Written task => Reproduce, word for word, the span of lines starting at the line holding "Generate a web" and ending at the line holding "const yTicks = [0,1,2,3,4,5,6,7,8,9];". Omit every picture.

========================================

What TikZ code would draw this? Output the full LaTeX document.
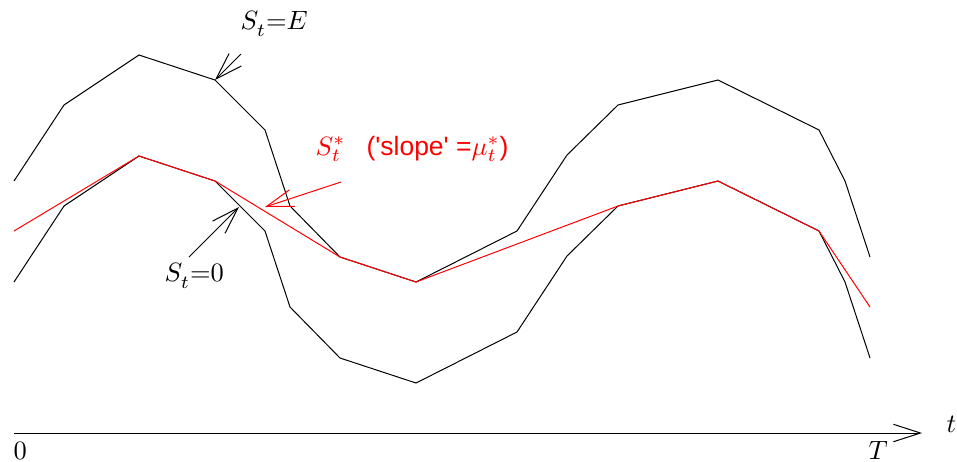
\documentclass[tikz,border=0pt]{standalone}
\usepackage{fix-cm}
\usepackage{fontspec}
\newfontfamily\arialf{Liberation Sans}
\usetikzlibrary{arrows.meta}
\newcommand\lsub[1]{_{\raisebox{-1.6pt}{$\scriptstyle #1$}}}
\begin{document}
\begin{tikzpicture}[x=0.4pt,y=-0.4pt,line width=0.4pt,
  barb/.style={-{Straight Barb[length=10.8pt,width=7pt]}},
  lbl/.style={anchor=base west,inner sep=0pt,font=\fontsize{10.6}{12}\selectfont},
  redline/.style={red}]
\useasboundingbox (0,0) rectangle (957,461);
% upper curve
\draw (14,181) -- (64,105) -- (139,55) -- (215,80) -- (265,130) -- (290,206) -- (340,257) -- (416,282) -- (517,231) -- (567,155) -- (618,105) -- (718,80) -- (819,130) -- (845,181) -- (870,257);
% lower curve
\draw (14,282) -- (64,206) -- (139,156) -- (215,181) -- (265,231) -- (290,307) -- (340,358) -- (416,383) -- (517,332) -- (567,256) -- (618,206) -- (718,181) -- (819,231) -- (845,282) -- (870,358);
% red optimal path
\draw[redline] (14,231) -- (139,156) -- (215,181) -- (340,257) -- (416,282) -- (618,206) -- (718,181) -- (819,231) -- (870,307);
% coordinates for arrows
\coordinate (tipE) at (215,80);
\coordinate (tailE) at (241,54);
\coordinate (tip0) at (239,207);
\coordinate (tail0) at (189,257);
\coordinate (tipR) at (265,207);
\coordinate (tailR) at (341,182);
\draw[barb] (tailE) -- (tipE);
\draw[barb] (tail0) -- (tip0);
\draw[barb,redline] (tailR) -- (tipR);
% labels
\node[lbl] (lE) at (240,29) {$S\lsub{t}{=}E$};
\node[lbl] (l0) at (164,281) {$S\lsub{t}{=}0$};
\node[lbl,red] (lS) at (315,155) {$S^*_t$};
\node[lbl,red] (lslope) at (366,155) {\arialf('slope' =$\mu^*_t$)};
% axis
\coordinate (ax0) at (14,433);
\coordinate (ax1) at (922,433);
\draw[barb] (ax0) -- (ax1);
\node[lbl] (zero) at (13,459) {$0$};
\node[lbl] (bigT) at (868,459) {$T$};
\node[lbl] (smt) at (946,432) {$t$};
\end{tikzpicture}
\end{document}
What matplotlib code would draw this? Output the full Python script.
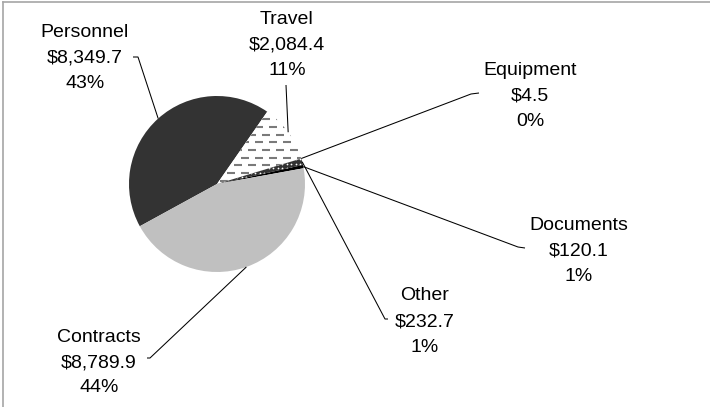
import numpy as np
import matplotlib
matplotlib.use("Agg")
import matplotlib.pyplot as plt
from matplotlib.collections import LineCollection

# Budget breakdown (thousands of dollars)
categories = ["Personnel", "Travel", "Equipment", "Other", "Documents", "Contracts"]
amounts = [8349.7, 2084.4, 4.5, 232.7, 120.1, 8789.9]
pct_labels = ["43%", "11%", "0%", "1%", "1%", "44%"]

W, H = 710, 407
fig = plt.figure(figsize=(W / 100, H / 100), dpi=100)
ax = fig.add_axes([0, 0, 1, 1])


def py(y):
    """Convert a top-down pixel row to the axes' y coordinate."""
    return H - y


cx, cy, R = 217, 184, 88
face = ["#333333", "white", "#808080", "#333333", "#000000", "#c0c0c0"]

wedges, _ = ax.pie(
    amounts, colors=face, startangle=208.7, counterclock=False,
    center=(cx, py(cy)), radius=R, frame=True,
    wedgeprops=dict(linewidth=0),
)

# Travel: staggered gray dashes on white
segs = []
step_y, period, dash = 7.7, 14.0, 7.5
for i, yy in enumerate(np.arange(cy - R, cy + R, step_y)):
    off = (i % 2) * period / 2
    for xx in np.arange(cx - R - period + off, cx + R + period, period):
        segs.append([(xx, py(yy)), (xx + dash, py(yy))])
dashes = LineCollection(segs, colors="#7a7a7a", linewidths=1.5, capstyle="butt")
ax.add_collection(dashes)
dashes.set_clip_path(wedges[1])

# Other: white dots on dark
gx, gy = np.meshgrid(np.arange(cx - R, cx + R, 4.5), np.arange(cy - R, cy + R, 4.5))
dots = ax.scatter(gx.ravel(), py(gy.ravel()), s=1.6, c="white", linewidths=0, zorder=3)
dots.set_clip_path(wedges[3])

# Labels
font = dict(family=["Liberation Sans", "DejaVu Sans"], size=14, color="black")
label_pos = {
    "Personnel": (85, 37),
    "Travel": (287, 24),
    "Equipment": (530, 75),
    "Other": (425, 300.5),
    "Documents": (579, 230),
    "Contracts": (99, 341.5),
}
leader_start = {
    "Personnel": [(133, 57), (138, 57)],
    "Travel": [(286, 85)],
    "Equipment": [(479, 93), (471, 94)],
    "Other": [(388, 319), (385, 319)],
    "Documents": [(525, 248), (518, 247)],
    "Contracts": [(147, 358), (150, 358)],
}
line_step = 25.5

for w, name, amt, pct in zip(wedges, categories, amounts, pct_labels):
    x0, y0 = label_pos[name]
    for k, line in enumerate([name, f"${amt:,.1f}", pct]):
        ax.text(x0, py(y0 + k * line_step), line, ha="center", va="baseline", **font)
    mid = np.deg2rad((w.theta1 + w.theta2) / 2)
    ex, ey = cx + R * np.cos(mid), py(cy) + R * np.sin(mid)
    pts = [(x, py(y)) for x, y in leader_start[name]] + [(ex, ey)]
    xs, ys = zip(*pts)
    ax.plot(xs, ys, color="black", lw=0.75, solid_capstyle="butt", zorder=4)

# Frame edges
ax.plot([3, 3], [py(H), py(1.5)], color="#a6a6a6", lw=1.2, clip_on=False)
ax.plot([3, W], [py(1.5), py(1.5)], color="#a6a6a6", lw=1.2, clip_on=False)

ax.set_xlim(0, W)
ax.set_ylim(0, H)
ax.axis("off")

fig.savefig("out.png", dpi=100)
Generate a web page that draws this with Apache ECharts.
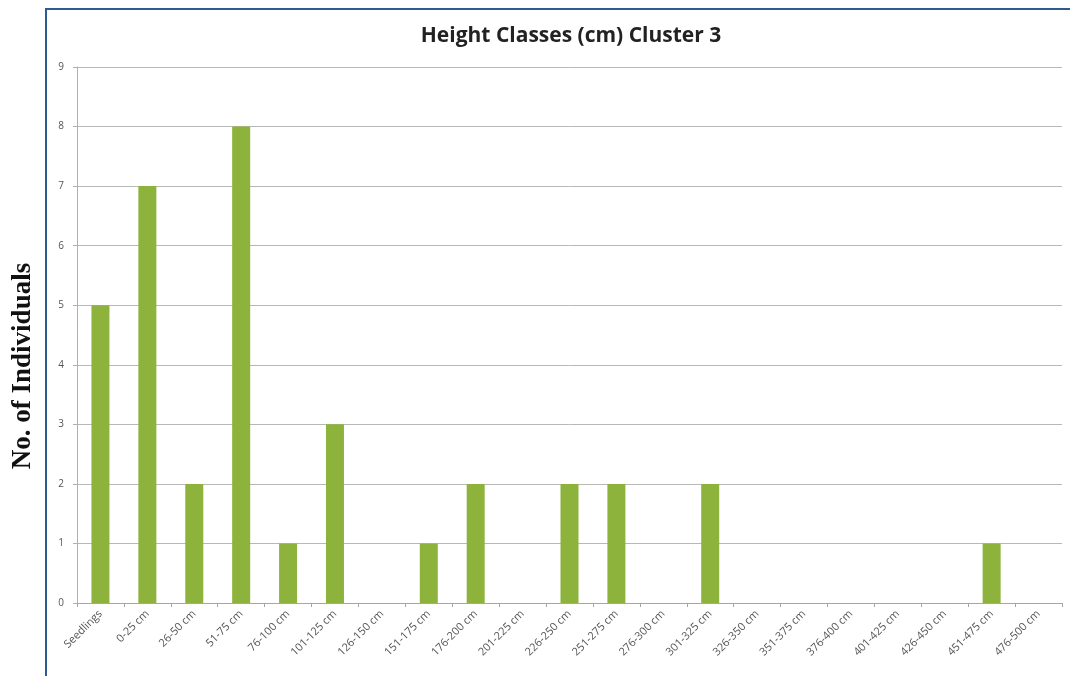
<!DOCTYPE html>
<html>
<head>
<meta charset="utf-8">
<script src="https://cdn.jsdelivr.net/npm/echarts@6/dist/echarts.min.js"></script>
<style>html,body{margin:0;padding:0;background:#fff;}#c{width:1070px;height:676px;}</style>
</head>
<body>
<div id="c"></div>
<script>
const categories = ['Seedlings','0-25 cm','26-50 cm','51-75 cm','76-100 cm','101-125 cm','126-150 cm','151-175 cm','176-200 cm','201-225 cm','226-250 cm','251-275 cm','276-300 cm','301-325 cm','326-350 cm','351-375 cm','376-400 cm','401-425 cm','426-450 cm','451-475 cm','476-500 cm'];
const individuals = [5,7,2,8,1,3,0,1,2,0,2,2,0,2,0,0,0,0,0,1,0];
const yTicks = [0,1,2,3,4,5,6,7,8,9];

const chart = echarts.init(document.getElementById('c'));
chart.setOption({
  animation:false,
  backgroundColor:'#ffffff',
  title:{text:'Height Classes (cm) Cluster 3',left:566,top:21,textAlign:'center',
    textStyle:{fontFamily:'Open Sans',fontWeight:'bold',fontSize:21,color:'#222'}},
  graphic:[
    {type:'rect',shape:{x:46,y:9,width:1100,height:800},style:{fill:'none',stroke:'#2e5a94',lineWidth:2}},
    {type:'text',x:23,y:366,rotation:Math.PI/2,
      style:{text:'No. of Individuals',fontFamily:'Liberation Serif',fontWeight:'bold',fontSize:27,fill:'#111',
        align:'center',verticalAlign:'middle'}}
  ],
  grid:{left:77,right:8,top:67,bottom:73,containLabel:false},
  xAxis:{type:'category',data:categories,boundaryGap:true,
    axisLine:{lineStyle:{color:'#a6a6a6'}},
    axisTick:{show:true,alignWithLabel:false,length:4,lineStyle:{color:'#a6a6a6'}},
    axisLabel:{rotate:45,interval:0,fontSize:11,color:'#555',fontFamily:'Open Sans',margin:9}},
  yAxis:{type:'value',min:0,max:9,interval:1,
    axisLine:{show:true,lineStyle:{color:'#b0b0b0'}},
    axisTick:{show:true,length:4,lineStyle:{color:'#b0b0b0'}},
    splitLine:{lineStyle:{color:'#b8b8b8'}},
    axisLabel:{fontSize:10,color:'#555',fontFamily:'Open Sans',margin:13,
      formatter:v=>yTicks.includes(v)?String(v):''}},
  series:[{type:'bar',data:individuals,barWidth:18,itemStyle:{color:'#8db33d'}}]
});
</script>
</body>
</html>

========================================

Complete answer =>
Generate a web page that draws this with Apache ECharts.
<!DOCTYPE html>
<html>
<head>
<meta charset="utf-8">
<script src="https://cdn.jsdelivr.net/npm/echarts@6/dist/echarts.min.js"></script>
<style>html,body{margin:0;padding:0;background:#fff;}#c{width:1070px;height:676px;}</style>
</head>
<body>
<div id="c"></div>
<script>
const categories = ['Seedlings','0-25 cm','26-50 cm','51-75 cm','76-100 cm','101-125 cm','126-150 cm','151-175 cm','176-200 cm','201-225 cm','226-250 cm','251-275 cm','276-300 cm','301-325 cm','326-350 cm','351-375 cm','376-400 cm','401-425 cm','426-450 cm','451-475 cm','476-500 cm'];
const individuals = [5,7,2,8,1,3,0,1,2,0,2,2,0,2,0,0,0,0,0,1,0];
const yTicks = [0,1,2,3,4,5,6,7,8,9];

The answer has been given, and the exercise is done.